Page available at https://faisaljina.github.io/NLP-Twitter-Covid/
This project uses a research dataset from the Center for Machine Learning and Health at Carnegie Mellon University. The data comprises public Twitter posts on the topic of Covid-19, but, whilst derived from public postings, is itself privately held, so is not available to share here in full. The data is ~3.5k tweets that have been labelled into 16 different categories depending on the content. These categories are:
- Irrelevant
- Politics
- True public health response
- News
- Calling out or correction
- Sarcasm or satire
- Fake cure
- Conspiracy
- True prevention
- Ambiguous or hard to classify
- False fact or prevention
- Panic buying
- Commercial activity or promotion
- Fake treatment
- Emergency
- False public health response
The goal was to build a classifier to identify tweet misinformation around Covid-19 using NLP techniques.
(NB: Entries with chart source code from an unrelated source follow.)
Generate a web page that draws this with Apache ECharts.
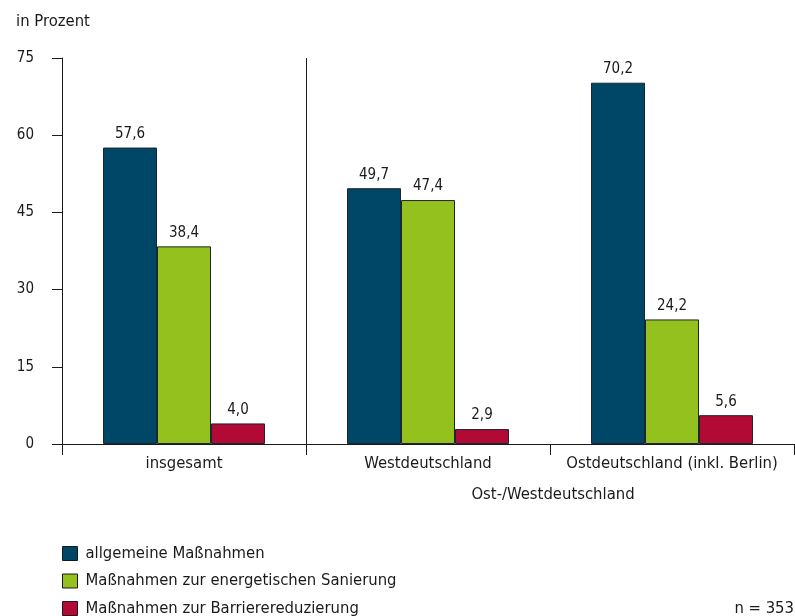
<!DOCTYPE html>
<html><head><meta charset="utf-8">
<script src="https://cdn.jsdelivr.net/npm/echarts@6/dist/echarts.min.js"></script>
<style>html,body{margin:0;padding:0;background:#fff}#c{width:795px;height:616px}</style>
</head><body><div id="c"></div>
<script>
const categories = ['insgesamt', 'Westdeutschland', 'Ostdeutschland (inkl. Berlin)'];
const seriesNames = ['allgemeine Maßnahmen', 'Maßnahmen zur energetischen Sanierung', 'Maßnahmen zur Barrierereduzierung'];
const allgemein = [57.6, 49.7, 70.2];
const energetisch = [38.4, 47.4, 24.2];
const barriere = [4.0, 2.9, 5.6];
const yTicks = [0, 15, 30, 45, 60, 75];
const separatorAfter = 1; // vertical divider between "insgesamt" and the regional groups
const colors = ['#004666', '#95c11f', '#b20a35'];

const FONT = '"DejaVu Sans Condensed", "DejaVu Sans", sans-serif';
const WORD = 16.5, NUM = 15;
const txt = {fontFamily: FONT, fontSize: WORD, color: '#1a1a1a', fontWeight: 'normal'};
const chart = echarts.init(document.getElementById('c'), null, {renderer: 'canvas'});
const values = [allgemein, energetisch, barriere];
const series = seriesNames.map((n, k) => ({
  name: n, type: 'bar', data: values[k], barWidth: 54, barGap: '0%',
  itemStyle: {color: colors[k], borderColor: '#1a2630', borderWidth: 1},
  label: {show: true, position: 'top', distance: 6, fontFamily: FONT, fontSize: NUM, color: '#1a1a1a',
    formatter: p => p.value.toFixed(1).replace('.', ',')}
}));
series.push({
  type: 'line', xAxisIndex: 1, data: [], silent: true,
  markLine: {silent: true, symbol: 'none', label: {show: false},
    lineStyle: {color: '#1a1a1a', width: 1, type: 'solid'},
    data: [{xAxis: separatorAfter}]}
});
chart.setOption({
  animation: false,
  textStyle: {fontFamily: FONT},
  grid: {left: 62, right: 1, top: 58, bottom: 172, containLabel: false},
  title: [
    {text: 'in Prozent', left: 14, top: 13, padding: [0, 0, 0, 2], textStyle: txt},
    {text: 'Ost-/Westdeutschland', left: 553, textAlign: 'center', top: 486, padding: 0, textStyle: txt},
    {text: 'n = 353', right: 1, top: 600, padding: 0, textStyle: txt}
  ],
  legend: {
    orient: 'vertical', left: 62, top: 545, height: 120, padding: 0, itemWidth: 15, itemHeight: 14, itemGap: 10.5,
    icon: 'rect', textStyle: Object.assign({}, txt, {lineHeight: 14, padding: [0, 0, 0, 3]}),
    itemStyle: {borderColor: '#1a1a1a', borderWidth: 1},
    data: seriesNames
  },
  xAxis: [{
    type: 'category', data: categories,
    axisLine: {show: true, lineStyle: {color: '#1a1a1a', width: 1}},
    axisTick: {show: true, interval: 0, length: 11, alignWithLabel: false, lineStyle: {color: '#1a1a1a'}},
    axisLabel: Object.assign({}, txt, {margin: 11, interval: 0, hideOverlap: false}),
    splitLine: {show: false}
  }, {
    type: 'value', min: 0, max: categories.length, show: false
  }],
  yAxis: {
    type: 'value', min: yTicks[0], max: yTicks[yTicks.length - 1], interval: 15,
    axisLine: {show: true, lineStyle: {color: '#1a1a1a', width: 1}},
    axisTick: {show: true, length: 10, lineStyle: {color: '#1a1a1a'}},
    axisLabel: {fontFamily: FONT, fontSize: NUM, color: '#1a1a1a', margin: 28},
    splitLine: {show: false}
  },
  series: series
});
</script></body></html>
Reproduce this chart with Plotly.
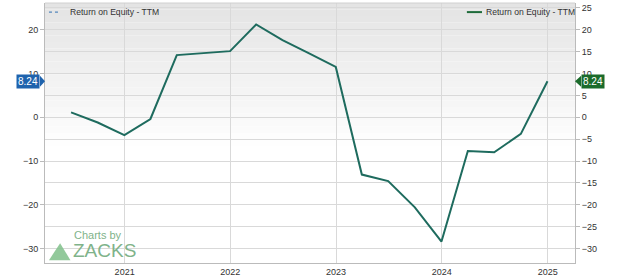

This required use of the re
, nltk
, and nrclex
packages, as well as sklearn
and imblearn
for modelling.
- EDA and Visualisation
- Tokenizing, Stopwords, Normalisation
- Feature Engineering
- Parts-of-Speech tagging
- Sentiment Analysis
- RegEx
- POS analysis
- VADER Affect analysis
- NRCLex Emotional analysis
- CountVectorizer
- TfidfVectorizer
- SMOTE-NC
- Bayesian & Logistic Regression Modelling
- The data was explored, cleaned, and tokenized, removing stopwords and normalising the tweets.
- Simple metrics were derived using RegEx, before POS tagging and analysis.
- Sentiment analysis was conducted using VADER for affect and NRCLex for emotion.
- Features were engineered and the data split and oversampled to address class imbalance.
- The classification modelling used combinations of Count/Tfidf Vectorizer with Naive Bayes/Logistic Regression.